Cape Town – Prison warders at the Voorberg Correctional Centre’s Medium A and B sections temporarily downed tools yesterday, demanding mass testing after a second positive case at the Porterville prison.
The warders, who said they “feared for their lives”, have given management until today to decontaminate the building or they will not work.
An inmate spoke to the Cape Times yesterday and said they had been kept inside their cells all day.
He said they had not been allowed their daily exercise as “there were no warders to guard them”.
The warders’ demonstration follows a probe by the Department of Correctional Services (DCS) into the death of an official who recently tested positive for Covid-19 at a correctional facility. The department said an investigation by the Department of Health “was under way to determine the cause of death”.
Police and Prisons Civil Rights Union’s (Popcru) chief negotiator in the Western Cape, Dan Melapi, said: “The place is highly contaminated and we know that members have tested positive.
'There is an ongoing screening at the facility, but we have learnt that screening is not enough. When you screen, it shows that you’re fine and you only find out later that you have the virus,” he said.

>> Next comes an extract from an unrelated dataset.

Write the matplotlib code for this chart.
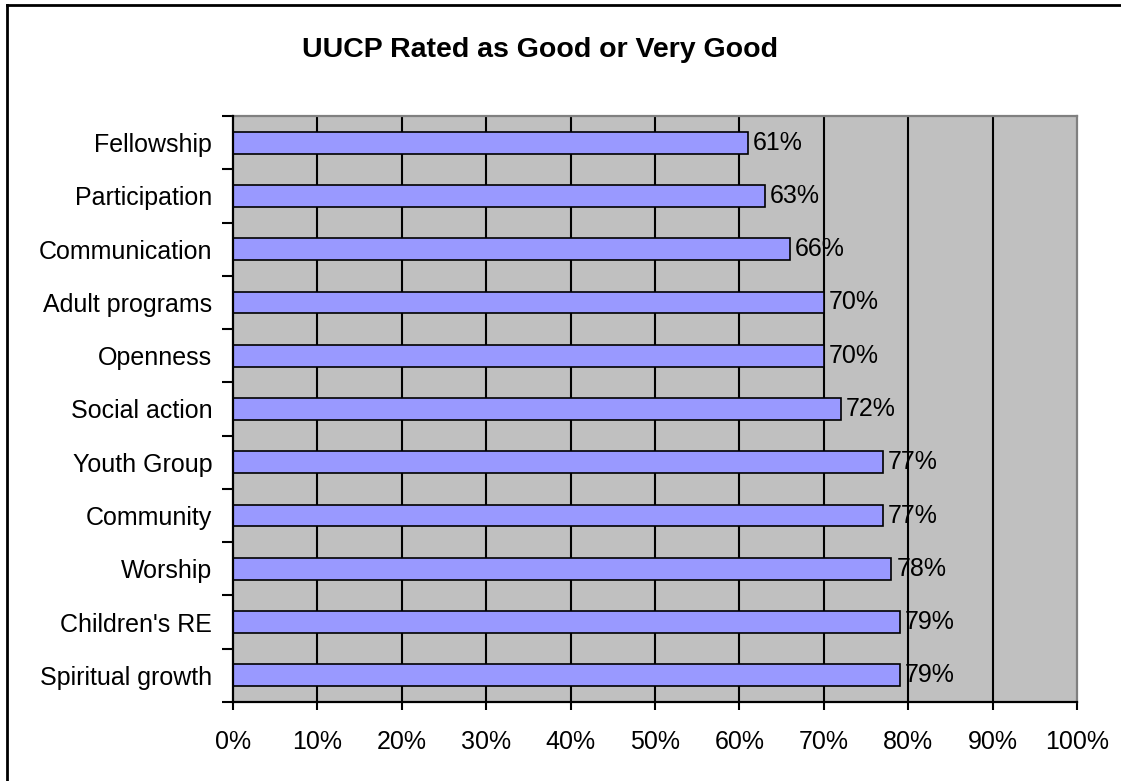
import numpy as np
import matplotlib
matplotlib.use('Agg')
import matplotlib.pyplot as plt
from matplotlib.lines import Line2D

plt.rcParams['font.family'] = ['Liberation Sans', 'DejaVu Sans']

categories = ['Fellowship', 'Participation', 'Communication', 'Adult programs',
              'Openness', 'Social action', 'Youth Group', 'Community',
              'Worship', "Children's RE", 'Spiritual growth']
values = [61, 63, 66, 70, 70, 72, 77, 77, 78, 79, 79]
xticks = [0, 10, 20, 30, 40, 50, 60, 70, 80, 90, 100]

fig = plt.figure(figsize=(11.21, 7.81), dpi=100)
ax = fig.add_axes([233 / 1121, 79 / 781, 844 / 1121, 586 / 781])
ax.set_facecolor('#C0C0C0')

y = np.arange(len(categories))
bars = ax.barh(y, values, height=0.41, color='#9999FF', edgecolor='black',
               linewidth=1.2, zorder=3)
for b, v in zip(bars, values):
    ax.text(b.get_width() + 0.6, b.get_y() + b.get_height() / 2, f'{v}%',
            va='center', ha='left', fontsize=18, zorder=4)

ax.set_xlim(0, 100)
ax.set_ylim(len(categories) - 0.5, -0.5)

# vertical grid lines
for x in xticks[1:-1]:
    ax.axvline(x, color='black', linewidth=1.5, zorder=1)

ax.set_xticks(xticks)
ax.set_xticklabels([f'{x}%' for x in xticks], fontsize=18)
ax.tick_params(axis='x', direction='out', length=6, width=1.5, pad=14)

ax.set_yticks(y)
ax.set_yticklabels(categories, fontsize=18)
ax.set_yticks(np.arange(len(categories) + 1) - 0.5, minor=True)
ax.tick_params(axis='y', which='major', length=0, pad=15)
ax.tick_params(axis='y', which='minor', direction='out', length=8, width=1.5)

for side in ['left', 'bottom']:
    ax.spines[side].set_color('black')
    ax.spines[side].set_linewidth(1.6)
    ax.spines[side].set_zorder(5)
for side in ['right', 'top']:
    ax.spines[side].set_color('#808080')
    ax.spines[side].set_linewidth(1.6)

fig.text(540 / 1121, 1 - 50 / 781, 'UUCP Rated as Good or Very Good',
         ha='center', va='center', fontsize=20.5, fontweight='bold')

# chart border (only top and left visible)
fig.add_artist(Line2D([7 / 1121, 1], [1 - 5 / 781, 1 - 5 / 781],
                      transform=fig.transFigure, color='black', linewidth=2))
fig.add_artist(Line2D([7 / 1121, 7 / 1121], [0, 1 - 5 / 781],
                      transform=fig.transFigure, color='black', linewidth=2))

fig.savefig('out.png', dpi=100)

“Decontamination has to be done in a space of 48 hours and the whole centre is supposed to be closed down and inmates transferred to other prisons. But given the short notice, we allowed them to continue with a four-hour cleansing,” he said.
DCS spokesperson Singabakho Nxumalo refuted the allegations.
"We would like to reiterate that there is no incident where officials downed tools. Inmates continue to undertake their daily exercises. However, it has to be done differently as we cannot release all of them at the same time to the courtyard. This is to observe social distancing. We therefore take them out section by section. Some do not like the practice as it is new to them. But we have been explaining why it is critical that the court yard is not overcrowded."
Nxumalo added that the Area Commissioner had to address staff members as the centre continues to register positive cases.
"This is to explain how the Department is responding and what is expected from members. It is also important that, as a manager, you brief your members continuously as we are dealing with a virus of this nature.
"Decontamination was done at the centre before the first case was reported and it has been an ongoing exercise. It will also be done tomorrow. This is to prevent widespread contamination," he said.
The number of Covid-19 cases at correctional centres across the country climbed to 336 yesterday, with 15 new cases recorded. Of that, 81 are officials, and 10 are inmates in the Western Cape.